A majority of the House, as was referred to by the member for Kingston and the Islands, is not necessarily a majority. A majority from the Liberal Party is the word of the Prime Minister. We have seen that with several bills already where some members in the Liberal Party had the audacity to vote according to the direction of their constituents and were thrown out of their committees for it. That is not a majority. It is not democracy. That is autocratic rule. That is what a Senate has to be able to overcome. A triple E Senate gives them the tools and the power to do that.
This does create a dilemma for members of the Liberal Party. I can understand that because they would lose this tremendous source of patronage appointments, a place to shove their friends and other people to whom they have obligations.
There was a vacancy for the chair on the board of referees in my riding. I heard through very good sources that the former assistant campaign manager of the Liberal candidate was being appointed to that position. In fact, he came to us and told us not to bother putting any names forward because he was getting it.

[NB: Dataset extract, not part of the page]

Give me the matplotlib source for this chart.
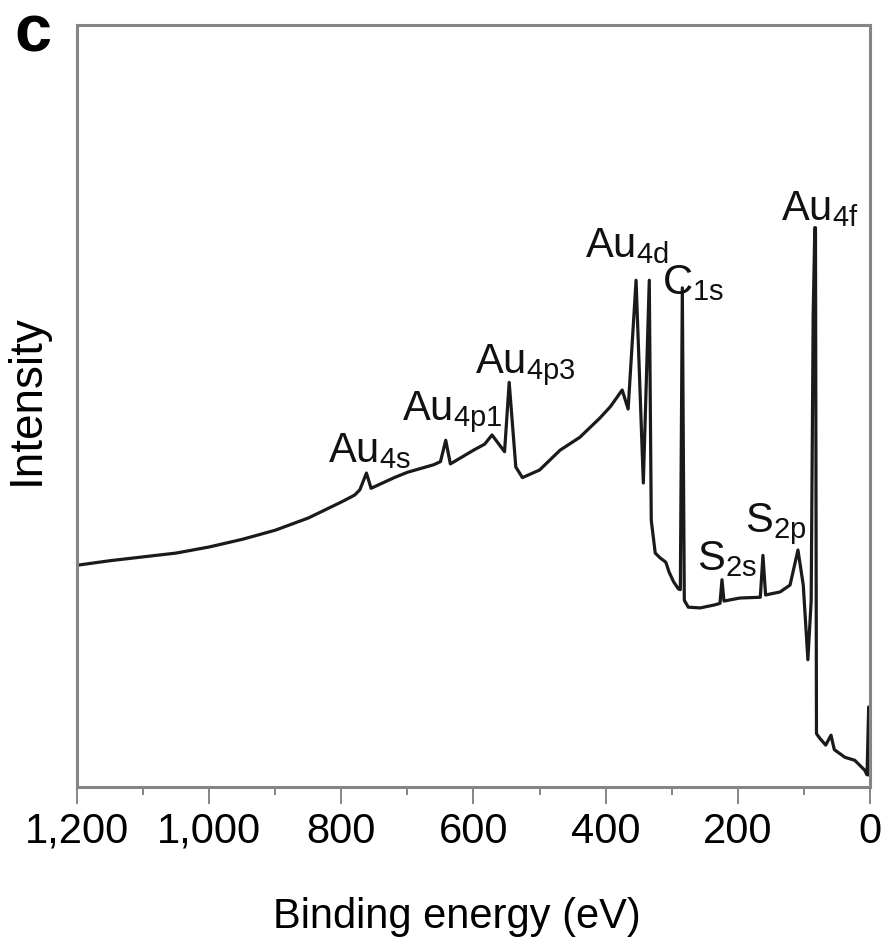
import matplotlib
matplotlib.use('Agg')
import matplotlib.pyplot as plt
from matplotlib.ticker import MultipleLocator, FuncFormatter

plt.rcParams['font.family'] = ['Liberation Sans', 'DejaVu Sans']
plt.rcParams['mathtext.fontset'] = 'custom'
plt.rcParams['mathtext.rm'] = 'Liberation Sans'
plt.rcParams['mathtext.default'] = 'regular'

# XPS survey spectrum (binding energy in eV, intensity a.u.)
energy = [1200, 1150, 1100, 1050, 1000, 950, 900, 850, 800, 780, 772, 762, 755,
          720, 700, 660, 650, 642, 635, 600, 583, 572, 553, 546, 536, 526, 500,
          469, 439, 409, 393, 375, 366, 354, 343, 334, 331, 325, 318, 309, 304,
          297, 290, 287, 284, 281, 275, 257, 235, 227, 224, 221, 197, 166, 162,
          158, 136, 121, 109, 101, 94, 89, 86, 83.5, 82.5, 81, 76, 67, 59, 54,
          38, 23, 8, 4.5, 2, 1]
intensity = [29.1, 29.7, 30.2, 30.7, 31.5, 32.5, 33.7, 35.3, 37.4, 38.3, 39.0, 41.2, 39.2,
             40.6, 41.3, 42.3, 42.7, 45.5, 42.4, 44.2, 45.0, 46.2, 44.0, 53.1, 42.0, 40.6, 41.6,
             44.2, 45.9, 48.4, 49.9, 52.1, 49.6, 66.5, 39.9, 66.5, 35.0, 30.7, 30.1, 29.5, 28.2,
             26.9, 26.0, 25.9, 65.5, 24.5, 23.6, 23.5, 23.9, 24.1, 27.2, 24.4, 24.8, 24.9, 30.4,
             25.2, 25.6, 26.5, 31.1, 26.5, 16.7, 24.5, 62.0, 73.4, 73.4, 7.0, 6.4, 5.5, 6.8, 4.9,
             3.9, 3.5, 2.2, 1.6, 10.5, 1.6]

# peak labels, placed by the left end of the baseline
peak_names = ['Au$_{4s}$', 'Au$_{4p1}$', 'Au$_{4p3}$', 'Au$_{4d}$', 'C$_{1s}$',
              'S$_{2s}$', 'S$_{2p}$', 'Au$_{4f}$']
label_x = [820, 708, 598, 431, 315, 262, 189, 134]
label_y = [42.6, 48.2, 54.3, 69.6, 64.7, 28.5, 33.5, 74.4]

xticks = [1200, 1000, 800, 600, 400, 200, 0]

gray = '#858585'

fig = plt.figure(figsize=(8.83, 9.51), dpi=100)
ax = fig.add_axes([77/883, 1 - 787/951, 793/883, 762/951])

ax.plot(energy, intensity, color='#1a1a1a', lw=2.3, solid_joinstyle='round')

for name, x, y in zip(peak_names, label_x, label_y):
    ax.text(x, y, name, fontsize=30, ha='left', va='baseline', color='#111111')

ax.set_xlim(1200, 0)
ax.set_ylim(0, 100)
ax.set_xticks(xticks)
ax.xaxis.set_minor_locator(MultipleLocator(100))
ax.xaxis.set_major_formatter(FuncFormatter(lambda v, p: '{:,}'.format(int(v))))
ax.set_yticks([])

for sp in ax.spines.values():
    sp.set_color(gray)
    sp.set_linewidth(2.2)

ax.tick_params(axis='x', which='major', direction='out', length=12, width=1.4,
               color=gray, labelsize=30, pad=6)
ax.tick_params(axis='x', which='minor', direction='out', length=6, width=1.4, color=gray)

ax.set_xlabel('Binding energy (eV)', fontsize=30)
ax.xaxis.set_label_coords(0.479, -0.145)
ax.set_ylabel('Intensity', fontsize=33)
ax.yaxis.set_label_coords(-0.036, 0.508)

fig.text(14/883, 1 - 52/951, 'c', fontsize=48, fontweight='bold')

fig.savefig('out.png', dpi=100)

I raised the matter in the House and eventually it became a big issue. I certainly was talking about patronage. The individual was interviewed by the Vancouver Sun and was asked whether it was a patronage appointment. When asked how he would respond to that, he said: ``What is wrong with patronage? How else are we going to get anyone to join our party?'' How else indeed.
I am not suggesting that all senators or not good. There are some good people in the Senate, but that is more from good luck than good management. I am simply pointing out that the Senate does not do the job most Canadians need and want it to do. There is an opportunity for us to start now with that triple E part by having elected people going to the Senate.
Let us start with an idea that does not need any constitutional change and then branch out from there. Before we know it, the place may even become fully democratic.